﻿ Math 265: Day 05

2018 September 19,

# Math 265: Day 05

Carleton College, Joshua R. Davis

There are five problems labeled A-E.

A. Section 2.1 Exercise 30. (In this problem, part a is harder than part b.)

B. Section 2.1 Exercise 36.

C. Section 2.1 Exercise 57ab.

D. A student is taking a multiple-choice exam, in which four options are given for each question. The probability that the student knows the answer to a question is 2 / 3. If she knows the answer, then she marks it correctly. If she does not know the answer, then she selects an answer (uniformly) randomly. What is the probability that an answer, that was marked correctly, was not marked randomly?

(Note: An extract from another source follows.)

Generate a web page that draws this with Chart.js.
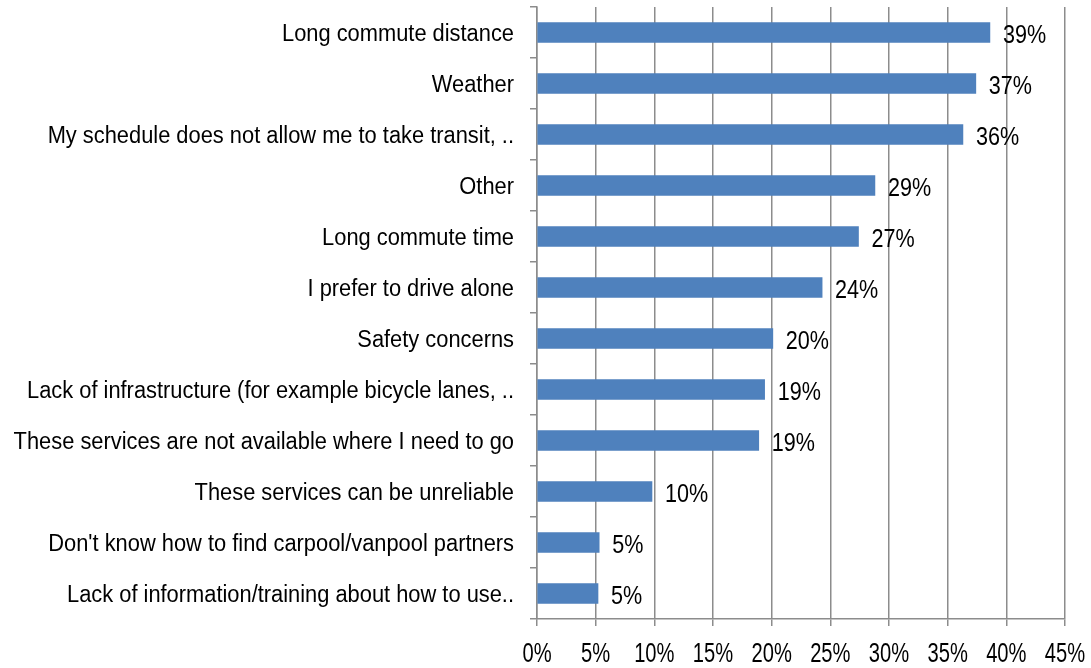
<!DOCTYPE html>
<html>
<head>
<meta charset="utf-8">
<script src="https://cdn.jsdelivr.net/npm/chart.js@4/dist/chart.umd.min.js"></script>
<style>
  html, body { margin: 0; padding: 0; background: #fff; }
  #wrap { width: 1091px; height: 668px; }
</style>
</head>
<body>
<div id="wrap"><canvas id="barriers" width="1091" height="668"></canvas></div>
<script>
const reasons = [
  "Long commute distance",
  "Weather",
  "My schedule does not allow me to take transit, ..",
  "Other",
  "Long commute time",
  "I prefer to drive alone",
  "Safety concerns",
  "Lack of infrastructure (for example bicycle lanes, ..",
  "These services are not available where I need to go",
  "These services can be unreliable",
  "Don't know how to find carpool/vanpool partners",
  "Lack of information/training about how to use.."
];
const shares = [38.6, 37.4, 36.3, 28.8, 27.4, 24.3, 20.1, 19.4, 18.9, 9.8, 5.3, 5.2];
const pctTicks = [0, 5, 10, 15, 20, 25, 30, 35, 40, 45];

const FONT = "'Liberation Sans', Arial, sans-serif";
const GRID = "#8c8c8c";

// condensed text: draw with a horizontal squeeze, y is the baseline
function narrowText(ctx, text, x, y, size, sx, align) {
  ctx.save();
  ctx.font = size + "px " + FONT;
  ctx.fillStyle = "#000";
  ctx.textAlign = align;
  ctx.textBaseline = "alphabetic";
  ctx.translate(x, y);
  ctx.scale(sx, 1);
  ctx.fillText(text, 0, 0);
  ctx.restore();
}

// axis labels and percent labels at the end of each bar
const narrowLabels = {
  id: "narrowLabels",
  afterDraw(chart) {
    const ctx = chart.ctx;
    const xs = chart.scales.x;
    const ys = chart.scales.y;

    reasons.forEach((r, i) => {
      const y = ys.getPixelForTick(i);
      narrowText(ctx, r, ys.right - 23, y + 8, 23, 0.95, "right");
    });

    pctTicks.forEach((v) => {
      narrowText(ctx, v + "%", xs.getPixelForValue(v), xs.top + 43, 28, 0.72, "center");
    });

    chart.getDatasetMeta(0).data.forEach((bar, i) => {
      narrowText(ctx, Math.round(shares[i]) + "%", bar.x + 13, bar.y + 10, 26, 0.83, "left");
    });
  }
};

new Chart(document.getElementById("barriers"), {
  type: "bar",
  data: {
    labels: reasons,
    datasets: [{
      data: shares,
      backgroundColor: "#4f81bd",
      borderWidth: 0,
      barThickness: 20
    }]
  },
  options: {
    indexAxis: "y",
    responsive: false,
    animation: false,
    layout: { padding: { top: 7, right: 26, left: 0, bottom: 0 } },
    plugins: {
      legend: { display: false },
      tooltip: { enabled: false }
    },
    scales: {
      x: {
        min: 0,
        max: 45,
        afterBuildTicks: (scale) => {
          scale.ticks = pctTicks.map(v => ({ value: v }));
        },
        afterFit: (scale) => {
          scale.height = 49;
          scale.paddingLeft = 0;
          scale.paddingRight = 0;
        },
        grid: { color: GRID, lineWidth: 1.5, tickLength: 7 },
        border: { display: true, color: GRID, width: 1.5 },
        ticks: { display: false }
      },
      y: {
        afterFit: (scale) => {
          scale.width = 537;
          scale.paddingTop = 0;
          scale.paddingBottom = 0;
        },
        grid: { drawOnChartArea: false, color: GRID, lineWidth: 1.5, tickLength: 7 },
        border: { display: true, color: GRID, width: 1.5 },
        ticks: { display: false, autoSkip: false }
      }
    }
  },
  plugins: [narrowLabels]
});
</script>
</body>
</html>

In class we discussed a one-word Bayesian junk e-mail filter based on the equation

P(J | W) = P(W | J) P(J) / [P(W | J) P(J) + P(W | Jc) P(Jc)].

Now let's design a two-word spam filter. Let W1 be the event that a message contains one suspicious word ("Rolex") and W2 the event that it contains a different suspicious word ("refinance"). To streamline the problem, we make two assumptions of conditional independence (Definition 2.5.7):

P(W1 W2 | J) = P(W1 | J) P(W2 | J) and P(W1 W2 | Jc) = P(W1 | Jc) P(W2 | Jc).

E. Show that P(J | W1 W2) = x / [x + y], where

x = P(W1 | J) P(W2 | J) P(J) and y = P(W1 | Jc) P(W2 | Jc) P(Jc).